Adopting a web-based
interface -- The proliferation of web technology is approaching a level
of sophistication that will eventually rival that of desktop technology for even
heavily data-intensive applications. While we may never live in a web-only
world, it's not too soon to capitalize on the unique advantages a web-based
application or a web interface for an existing non-web application provides.
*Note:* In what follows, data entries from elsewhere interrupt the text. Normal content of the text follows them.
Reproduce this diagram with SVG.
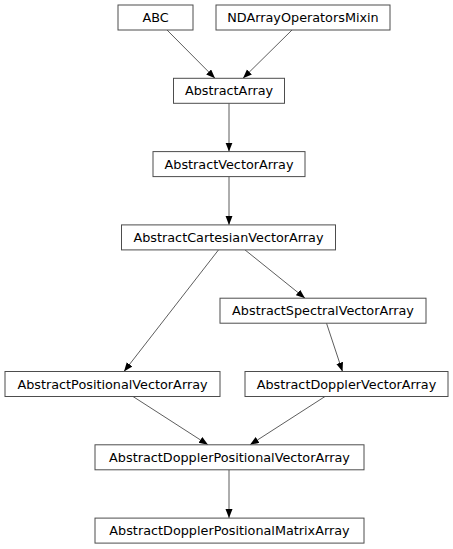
<svg xmlns="http://www.w3.org/2000/svg" width="453" height="549" viewBox="0 0 453 549">
<style>
.n rect{fill:#fff;stroke:#4d4d4d;stroke-width:1}
.n text{font-family:"DejaVu Sans","Liberation Sans",sans-serif;font-size:12.8px;fill:#000;text-anchor:middle}
.e line{stroke:#333;stroke-width:0.8;marker-end:url(#ah)}
</style>
<defs>
<marker id="ah" markerUnits="userSpaceOnUse" markerWidth="10" markerHeight="8" refX="9" refY="3.5" orient="auto">
<path d="M0,0 L9,3.5 L0,7 z" fill="#000"/>
</marker>
</defs>
<rect width="453" height="549" fill="#fff"/>
<g id="edges" class="e">
<line x1="167" y1="30" x2="215" y2="78.3"/>
<line x1="292" y1="30" x2="243" y2="78.3"/>
<line x1="229" y1="103.3" x2="229" y2="151.6"/>
<line x1="229" y1="176.6" x2="229" y2="224.9"/>
<line x1="218.5" y1="249.9" x2="124" y2="371.5"/>
<line x1="245" y1="249.9" x2="305" y2="298.2"/>
<line x1="326.5" y1="323.2" x2="342.5" y2="371.5"/>
<line x1="133" y1="396.5" x2="208" y2="444.8"/>
<line x1="325" y1="396.5" x2="250" y2="444.8"/>
<line x1="229" y1="469.8" x2="229" y2="518.1"/>
</g>
<g id="ABC" class="n"><rect x="118" y="5" width="75" height="25"/><text x="155.5" y="22">ABC</text></g>
<g id="NDArrayOperatorsMixin" class="n"><rect x="216" y="5" width="174" height="25"/><text x="303" y="22">NDArrayOperatorsMixin</text></g>
<g id="AbstractArray" class="n"><rect x="173.5" y="78.3" width="111" height="25"/><text x="229" y="95.3">AbstractArray</text></g>
<g id="AbstractVectorArray" class="n"><rect x="153" y="151.6" width="152" height="25"/><text x="229" y="168.6">AbstractVectorArray</text></g>
<g id="AbstractCartesianVectorArray" class="n"><rect x="121.5" y="224.9" width="214" height="25"/><text x="228.5" y="241.9">AbstractCartesianVectorArray</text></g>
<g id="AbstractSpectralVectorArray" class="n"><rect x="220" y="298.2" width="206" height="25"/><text x="323" y="315.2">AbstractSpectralVectorArray</text></g>
<g id="AbstractPositionalVectorArray" class="n"><rect x="5" y="371.5" width="215" height="25"/><text x="112.5" y="388.5">AbstractPositionalVectorArray</text></g>
<g id="AbstractDopplerVectorArray" class="n"><rect x="245" y="371.5" width="203" height="25"/><text x="346.5" y="388.5">AbstractDopplerVectorArray</text></g>
<g id="AbstractDopplerPositionalVectorArray" class="n"><rect x="95" y="444.8" width="269" height="25"/><text x="229.5" y="461.8">AbstractDopplerPositionalVectorArray</text></g>
<g id="AbstractDopplerPositionalMatrixArray" class="n"><rect x="95" y="518.1" width="269" height="25"/><text x="229.5" y="535.1">AbstractDopplerPositionalMatrixArray</text></g>
</svg>
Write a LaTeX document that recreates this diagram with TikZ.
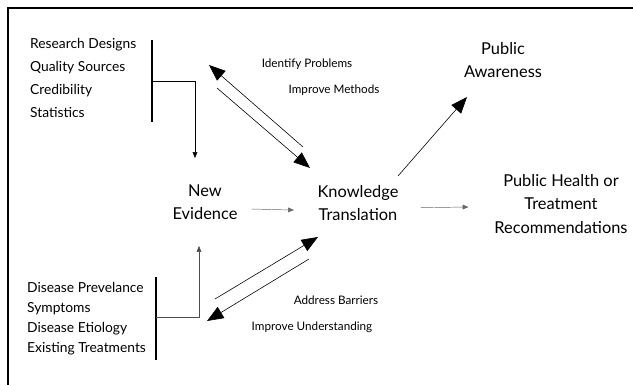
\documentclass[tikz,border=0pt]{standalone}
\usepackage{fontspec}
\setmainfont{Lato}
\usetikzlibrary{arrows.meta}
\tikzset{
  big/.style={font=\fontsize{14}{20}\selectfont, align=center, inner sep=2pt},
  topitems/.style={font=\fontsize{11.8}{19.5}\selectfont, align=left, anchor=west},
  lowitems/.style={font=\fontsize{11.8}{17}\selectfont, align=left, anchor=west},
  note/.style={font=\fontsize{10}{11}\selectfont},
  bar/.style={line width=1.3pt},
  thinarrow/.style={line width=0.4pt, -{Triangle[length=5pt,width=4pt]}},
  fatarrow/.style={line width=0.5pt, -{Triangle[length=14pt,width=11pt]}},
}
\begin{document}
\begin{tikzpicture}[x=0.03cm,y=-0.03cm]
\useasboundingbox (0,0) rectangle (633,385);
% frame, only top and left
\draw[line width=2.2pt] (8,385) -- (8,8) -- (633,8);

% the two lists and their bars
\node[topitems] (design) at (26,78) {Research Designs\\Quality Sources\\Credibility\\Statistics};
\node[lowitems] (disease) at (23,319) {Disease Prevelance\\Symptoms\\Disease Etiology\\Existing Treatments};
\draw[bar] (152,40) -- (152,122);
\draw[bar] (156,277) -- (156,360);
\coordinate (topjoin) at (152,81);
\coordinate (lowjoin) at (156,317);

% main boxes
\node[big] (evid) at (205,202) {New\\Evidence};
\node[big] (know) at (358,203) {Knowledge\\Translation};
\node[big] (recs) at (561,204) {Public Health or\\Treatment\\Recommendations};
\node[big] (aware) at (503,60) {Public\\Awareness};

% feeding arrows
\coordinate (evidtop) at (195,158);
\coordinate (evidlow) at (199,246);
\draw[thinarrow] (topjoin) -| (evidtop);
\draw[thinarrow, black!70] (lowjoin) -| (evidlow);
\draw[thinarrow, black!60] ([xshift=10pt,yshift=-6pt]evid.east) -- ([xshift=-18pt,yshift=-6pt]know.west);
\draw[thinarrow, black!60] ([xshift=17pt,yshift=-4pt]know.east) -- ([xshift=-20pt]recs.west |- 0,207);

% loops with the main box
\coordinate (ktopa) at (303,147);
\coordinate (ktopb) at (310,168);
\coordinate (etopa) at (209,65);
\coordinate (etopb) at (217,88);
\draw[fatarrow] (ktopa) -- (etopa);
\draw[fatarrow] (etopb) -- (ktopb);
\coordinate (klowa) at (318,237);
\coordinate (klowb) at (309,259);
\coordinate (elowa) at (215,299);
\coordinate (elowb) at (207,321);
\draw[fatarrow] (elowa) -- (klowa);
\draw[fatarrow] (klowb) -- (elowb);

\coordinate (kout) at (398,176);
\coordinate (awarein) at (467,97);
\draw[fatarrow] (kout) -- (awarein);

% arrow labels
\node[note] (ident) at (307,64) {Identify Problems};
\node[note] (methods) at (334,90) {Improve Methods};
\node[note] (barriers) at (336,300) {Address Barriers};
\node[note] (underst) at (312,327) {Improve Understanding};
\end{tikzpicture}
\end{document}
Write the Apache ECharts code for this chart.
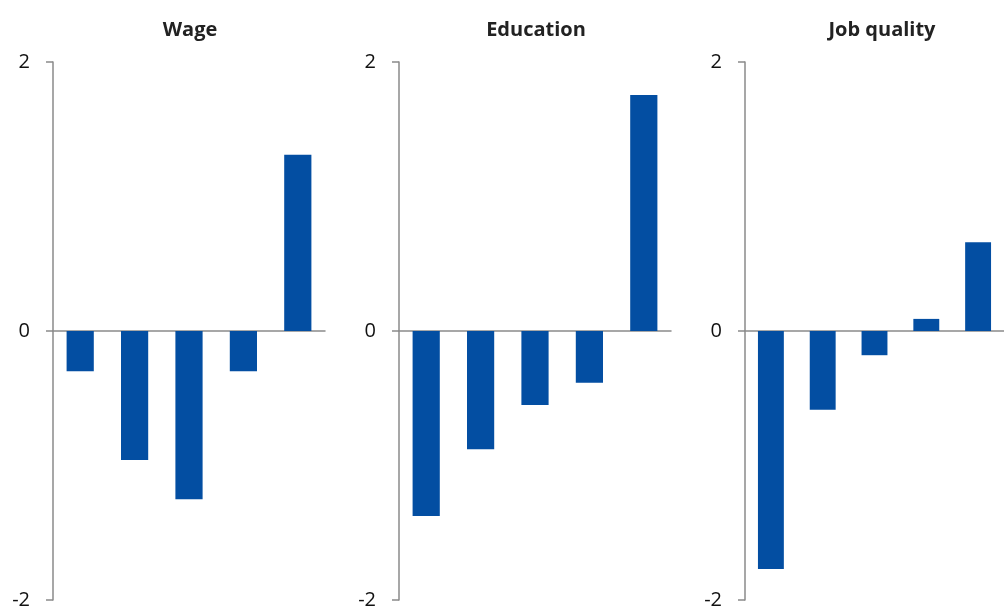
<!DOCTYPE html>
<html>
<head>
<meta charset="utf-8">
<script src="https://cdn.jsdelivr.net/npm/echarts@6/dist/echarts.min.js"></script>
<style>html,body{margin:0;padding:0;background:#fff}#c{width:1004px;height:610px}</style>
</head>
<body>
<div id="c"></div>
<script>
var panelTitles = ['Wage', 'Education', 'Job quality'];
var categories = ['1', '2', '3', '4', '5'];
var wageValues = [-0.30, -0.96, -1.25, -0.30, 1.31];
var educationValues = [-1.375, -0.88, -0.55, -0.385, 1.755];
var jobQualityValues = [-1.77, -0.585, -0.18, 0.09, 0.66];
var yTicks = [-2, 0, 2];

var seriesData = [wageValues, educationValues, jobQualityValues];
var lefts = [53, 399, 745];
var chart = echarts.init(document.getElementById('c'));
var font = '"Source Sans Pro","Open Sans","Noto Sans",sans-serif';
var grids = [], xAxes = [], yAxes = [], series = [], titles = [];
for (var i = 0; i < 3; i++) {
  grids.push({left: lefts[i], top: 62, width: 272, height: 540});
  titles.push({text: panelTitles[i], left: lefts[i] + 132, top: 15, textAlign: 'center',
    textStyle: {fontFamily: font, fontWeight: 'bold', fontSize: 20, color: '#222'}});
  xAxes.push({type: 'category', gridIndex: i, data: categories,
    axisLine: {onZero: true, lineStyle: {color: '#8a8a8a', width: 1.5}},
    axisTick: {show: false}, axisLabel: {show: false}});
  yAxes.push({type: 'value', gridIndex: i, min: -2, max: 2, interval: 2,
    splitLine: {show: false},
    axisLine: {show: true, lineStyle: {color: '#8a8a8a', width: 1.5}},
    axisTick: {show: true, inside: false, length: 7, lineStyle: {color: '#8a8a8a', width: 1.5}},
    axisLabel: {margin: 23, fontFamily: font, fontSize: 20, color: '#111',
      formatter: function (v) { return yTicks.indexOf(v) >= 0 ? String(v) : ''; }}});
  series.push({type: 'bar', xAxisIndex: i, yAxisIndex: i, data: seriesData[i],
    barWidth: '50%', itemStyle: {color: '#034ea2'}, animation: false});
}
chart.setOption({
  animation: false,
  title: titles,
  grid: grids,
  xAxis: xAxes,
  yAxis: yAxes,
  series: series
});
</script>
</body>
</html>
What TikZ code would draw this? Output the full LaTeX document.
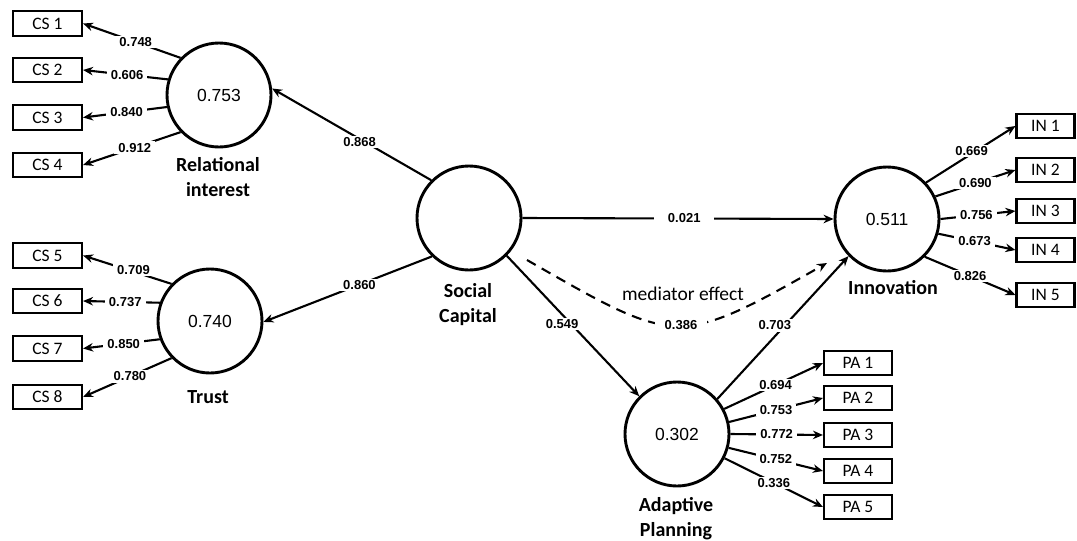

Aside from making the application available to any machine with a web browser
(the other kind are very hard to find these days), a web solution in many cases
replaces paper and phone calls as a means of doing business.
Maximizing existing
assets -- While it would be nice in the best of all possible worlds to
replace an aging application with a brand-spanking new one, it is not always
feasible. Under tight budgets, getting the most out of existing applications is
often the right way to go. While not all applications are worth salvaging, a
surprising number can be retooled or replaced one piece at a time, keeping the
underlying data structure intact until it makes sense to upgrade to newer
back-end technologies. Additionally, even legacy databases can often be coaxed
into providing their essential data in a usable format, even if it has to be
converted from raw text. Often, such a conversion leads to a streamlined data
structure after columns and tables that are no longer used have been
dropped.
While universities
face a set of challenges rare outside of academia, highly diverse user bases and
shrinking budgets need not mean substandard application design. An intelligent
mix of integration, centralization, and the incremental replacement of outdated
technologies can ease these challenges and allow an educational institution to
focus on its primary objective, to educate.